While the Marginal Productivity Theory offers a foundational explanation of how factors of production are priced, it operates under ideal conditions that rarely exist in real-world markets. Several limitations reduce its practical applicability, especially in understanding labour markets and wage determination.

1. Unrealistic Assumptions

  • Assumes perfect competition in both product and factor markets, which is seldom true.
  • Ignores the existence of monopolies, monopsonies, and oligopolies that distort wage and input prices.
  • Presumes full mobility and homogeneity of labour and capital, which doesn’t reflect actual labour market conditions.

2. Difficulty in Measuring Marginal Productivity

  • It is often impossible to isolate and quantify the exact output produced by one additional unit of a factor, especially labour.
  • Teamwork, shared responsibilities, and complex production environments make individual marginal contributions difficult to determine.

3. Static and Short-Run Focus

  • The theory is often based on a short-run production function with fixed technology and capital.
  • In the long run, changes in technology, capital structure, and organization affect productivity in ways the model does not account for.

4. Ignores Institutional Factors

  • Overlooks the role of trade unions, collective bargaining, and employment contracts in wage determination.
  • Fails to account for government interventions such as minimum wage laws, social security, and labour protections.

5. Neglects Social and Ethical Dimensions

  • The theory focuses solely on economic value, ignoring fairness, social justice, or moral concerns in wage distribution.
  • May justify inequality if low-productivity workers are paid less without considering equal opportunity or human dignity.
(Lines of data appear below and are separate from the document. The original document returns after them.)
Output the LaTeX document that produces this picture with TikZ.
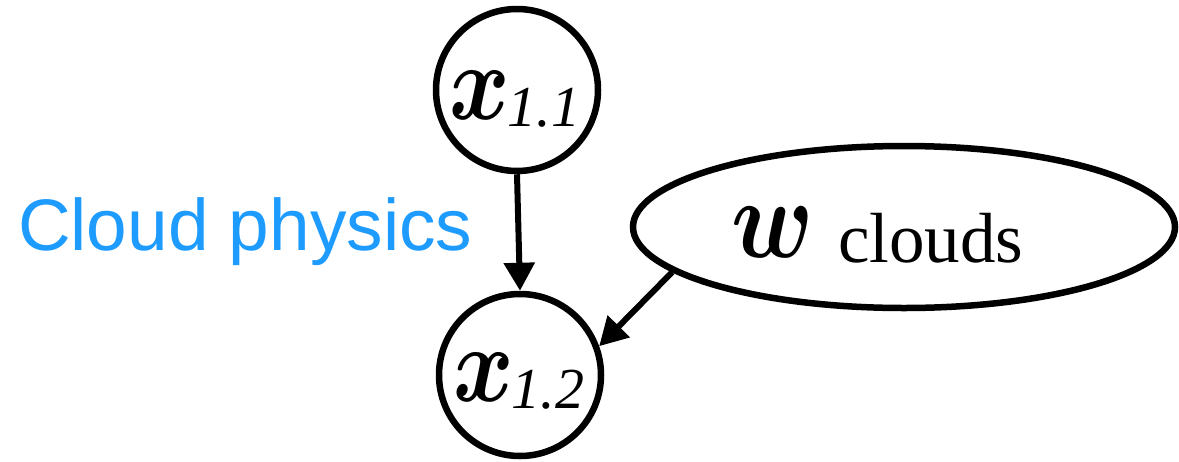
\RequirePackage{fix-cm}
\documentclass[tikz,border=0pt]{standalone}
\usepackage{fontspec}
\usepackage{bm}
\usetikzlibrary{arrows.meta,shapes.geometric}
\newfontfamily\labelsans{Liberation Sans}
\newfontfamily\labelserif{Liberation Serif}
\definecolor{physblue}{RGB}{30,155,255}
\newcommand\myvarlabel[1]{\fontsize{92pt}{92pt}\selectfont\scalebox{1}[1.18]{$\bm{x}$}\hspace{-2pt}\raisebox{-7pt}{\labelserif\fontsize{58pt}{58pt}\selectfont\itshape #1}}
\newcommand\myparlabel{\fontsize{96pt}{96pt}\selectfont\scalebox{1}[1.18]{$\bm{w}$}}
\begin{document}
\begin{tikzpicture}[x=1pt,y=-1pt,
  varnode/.style={circle,draw=black,line width=6.5pt,minimum size=162pt,inner sep=0pt},
  parnode/.style={ellipse,draw=black,line width=6.5pt,minimum width=542pt,minimum height=162pt,inner sep=0pt},
  txt/.style={inner sep=0pt,outer sep=0pt},
  edge/.style={line width=6pt,-{Triangle[length=28pt,width=30pt]}}]
\useasboundingbox (0,0) rectangle (1179,461);
\node[varnode] (x11) at (517,90) {};
\node[varnode] (x12) at (520,375) {};
\node[parnode] (w) at (904,227) {};
\node[txt,anchor=base west] (x11t) at (449,119) {\myvarlabel{1.1}};
\node[txt,anchor=base west] (x12t) at (453,401) {\myvarlabel{1.2}};
\node[txt,anchor=base west] (wt) at (731,257) {\myparlabel};
\node[txt,anchor=base west] (clouds) at (838,262) {\labelserif\fontsize{71pt}{71pt}\selectfont clouds};
\node[txt,anchor=base west,text=physblue] (phys) at (18,250) {\labelsans\fontsize{73pt}{73pt}\selectfont Cloud physics};
\draw[edge] (x11.south) -- (x12.north);
\draw[edge] (w.191) -- (x12.20);
\end{tikzpicture}
\end{document}
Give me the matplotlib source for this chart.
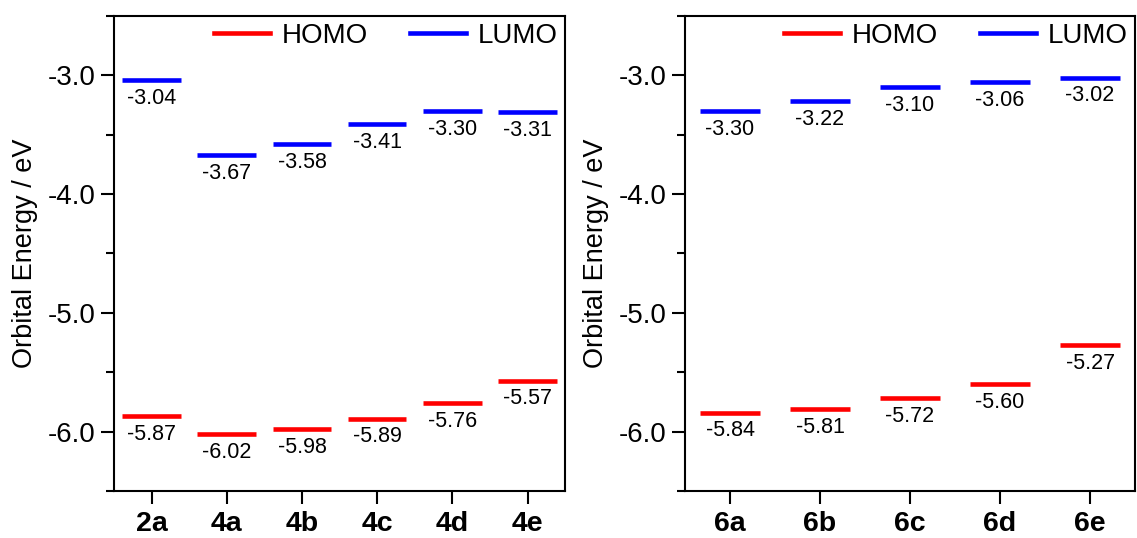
import numpy as np
import matplotlib
matplotlib.use('Agg')
import matplotlib.pyplot as plt
from matplotlib.lines import Line2D
from matplotlib.ticker import MultipleLocator, FormatStrFormatter

plt.rcParams['font.family'] = ['Liberation Sans', 'DejaVu Sans']

# orbital energies (eV)
left_cats = ['2a', '4a', '4b', '4c', '4d', '4e']
left_homo = [-5.87, -6.02, -5.98, -5.89, -5.76, -5.57]
left_lumo = [-3.04, -3.67, -3.58, -3.41, -3.30, -3.31]

right_cats = ['6a', '6b', '6c', '6d', '6e']
right_homo = [-5.84, -5.81, -5.72, -5.60, -5.27]
right_lumo = [-3.30, -3.22, -3.10, -3.06, -3.02]

HOMO_C = '#ff0000'
LUMO_C = '#0000ff'


def level_panel(ax, cats, homo, lumo, half):
    x = np.arange(len(cats))
    for vals, c in ((homo, HOMO_C), (lumo, LUMO_C)):
        ax.hlines(vals, x - half, x + half, colors=c, lw=3.3)
        for xi, v in zip(x, vals):
            ax.annotate(f'{v:.2f}', (xi, v), xytext=(0, -5.5),
                        textcoords='offset points', ha='center', va='top',
                        fontsize=15.5)
    ax.set_xlim(-0.5, len(cats) - 0.5)
    ax.set_ylim(-6.5, -2.5)
    ax.set_xticks(x)
    ax.set_xticklabels(cats, fontsize=20.5, fontweight='bold')
    ax.yaxis.set_major_locator(MultipleLocator(1.0))
    ax.yaxis.set_minor_locator(MultipleLocator(0.5))
    ax.yaxis.set_major_formatter(FormatStrFormatter('%.1f'))
    ax.tick_params(axis='y', labelsize=20)
    ax.tick_params(which='major', direction='out', length=9.5, width=1.5, pad=4)
    ax.tick_params(which='minor', direction='out', length=6, width=1.5)
    ax.tick_params(axis='x', pad=5)
    for s in ax.spines.values():
        s.set_linewidth(1.5)
    ax.set_ylabel('Orbital Energy / eV', fontsize=19.5, labelpad=7)
    handles = [Line2D([], [], color=HOMO_C, lw=3.3),
               Line2D([], [], color=LUMO_C, lw=3.3)]
    ax.legend(handles, ['HOMO', 'LUMO'], loc='upper right', ncol=2,
              frameon=False, fontsize=20, handlelength=2.0,
              handletextpad=0.45, columnspacing=1.5,
              borderaxespad=0.1, borderpad=0.15)


fig = plt.figure(figsize=(11.37, 5.38), dpi=100)
ax1 = fig.add_axes([0.1003, 0.0874, 0.3967, 0.883])
ax2 = fig.add_axes([0.6025, 0.0874, 0.3958, 0.883])

level_panel(ax1, left_cats, left_homo, left_lumo, 0.39)
level_panel(ax2, right_cats, right_homo, right_lumo, 0.33)

fig.savefig('out.png', dpi=100)
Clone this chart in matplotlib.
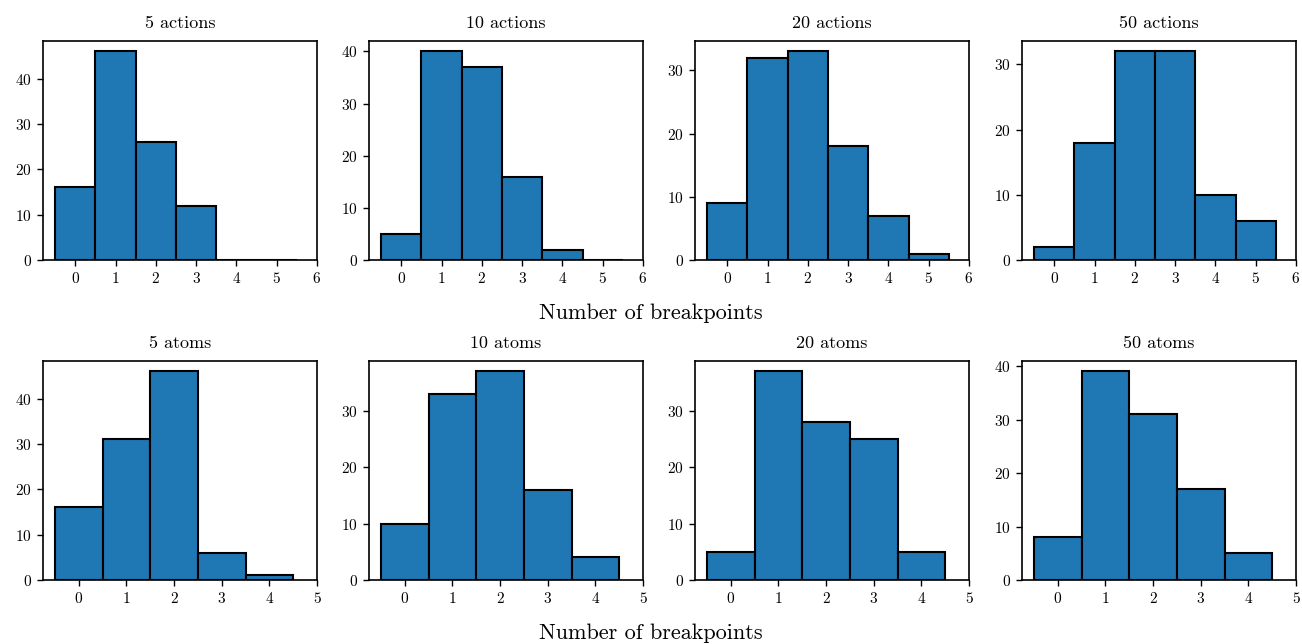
import numpy as np
import matplotlib
matplotlib.use("Agg")
import matplotlib.pyplot as plt

plt.rcParams['font.family'] = ['cmr10', 'DejaVu Serif']
plt.rcParams['mathtext.fontset'] = 'cm'
plt.rcParams['axes.formatter.use_mathtext'] = True

# breakpoint counts per setting
action_titles = ["5 actions", "10 actions", "20 actions", "50 actions"]
action_counts = [
    [16, 46, 26, 12, 0, 0],
    [5, 40, 37, 16, 2, 0],
    [9, 32, 33, 18, 7, 1],
    [2, 18, 32, 32, 10, 6],
]

atom_titles = ["5 atoms", "10 atoms", "20 atoms", "50 atoms"]
atom_counts = [
    [16, 31, 46, 6, 1],
    [10, 33, 37, 16, 4],
    [5, 37, 28, 25, 5],
    [8, 39, 31, 17, 5],
]

W, H = 1302, 644
fig = plt.figure(figsize=(W / 100, H / 100), dpi=100)

lefts = [43, 369, 695, 1022]
width = 274
rows = [(41, 260), (361, 580)]


def draw(ax, counts, title):
    x = np.arange(len(counts))
    ax.bar(x, counts, width=1.0, color='#1f77b4', edgecolor='black', linewidth=1.5)
    ax.set_xticks(np.arange(len(counts) + 1))
    ax.set_title(title, fontsize=13, pad=9)
    ax.tick_params(labelsize=11, direction='out', length=4, width=1, pad=4)
    ax.yaxis.set_major_locator(matplotlib.ticker.MultipleLocator(10))
    for s in ax.spines.values():
        s.set_linewidth(1.2)


for r, (titles, data) in enumerate([(action_titles, action_counts), (atom_titles, atom_counts)]):
    top, bot = rows[r]
    for c in range(4):
        ax = fig.add_axes([lefts[c] / W, 1 - bot / H, width / W, (bot - top) / H])
        draw(ax, data[c], titles[c])
    fig.text(0.5, 1 - (bot + 53) / H, "Number of breakpoints", ha='center', va='center', fontsize=16)

plt.savefig("out.png", dpi=100)
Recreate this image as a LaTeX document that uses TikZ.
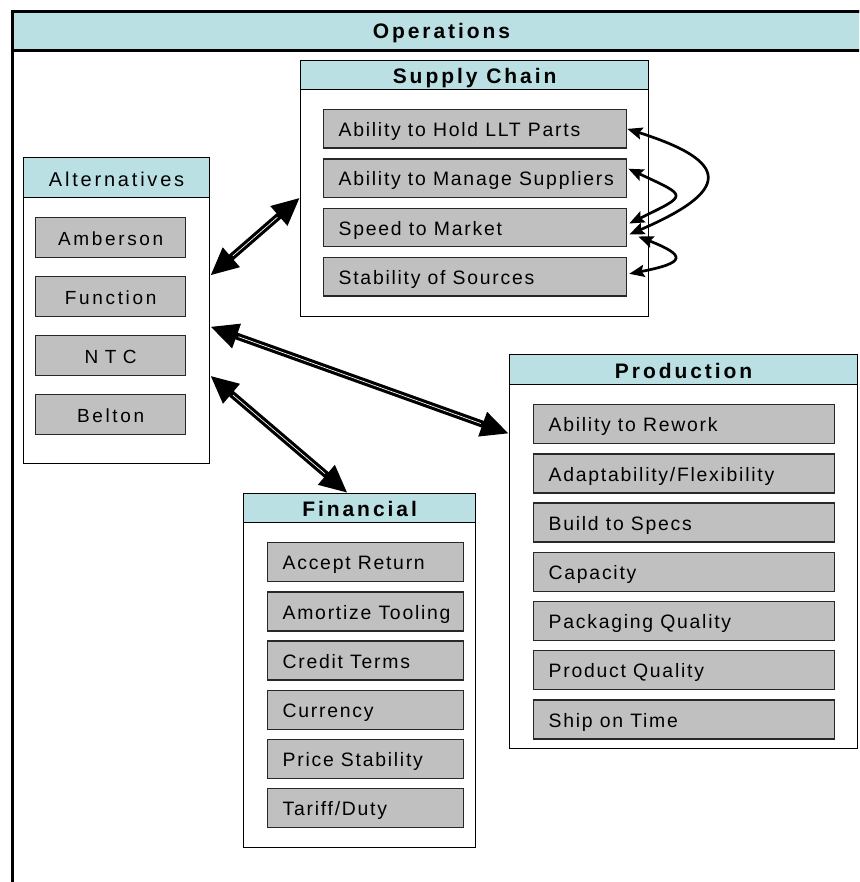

6. Not Applicable in Certain Sectors

  • Service sectors such as education, healthcare, and administration often lack measurable output directly linked to individual labour.
  • In these cases, wages cannot be strictly tied to marginal productivity.

Why Real-World Labour Markets Require Broader Perspectives


While Marginal Productivity Theory provides valuable theoretical insight into factor pricing, its real-world applicability is limited by structural, institutional, and ethical complexities. Effective wage and employment policies require more holistic approaches that consider market imperfections, worker rights, and social equity in addition to productivity-based models.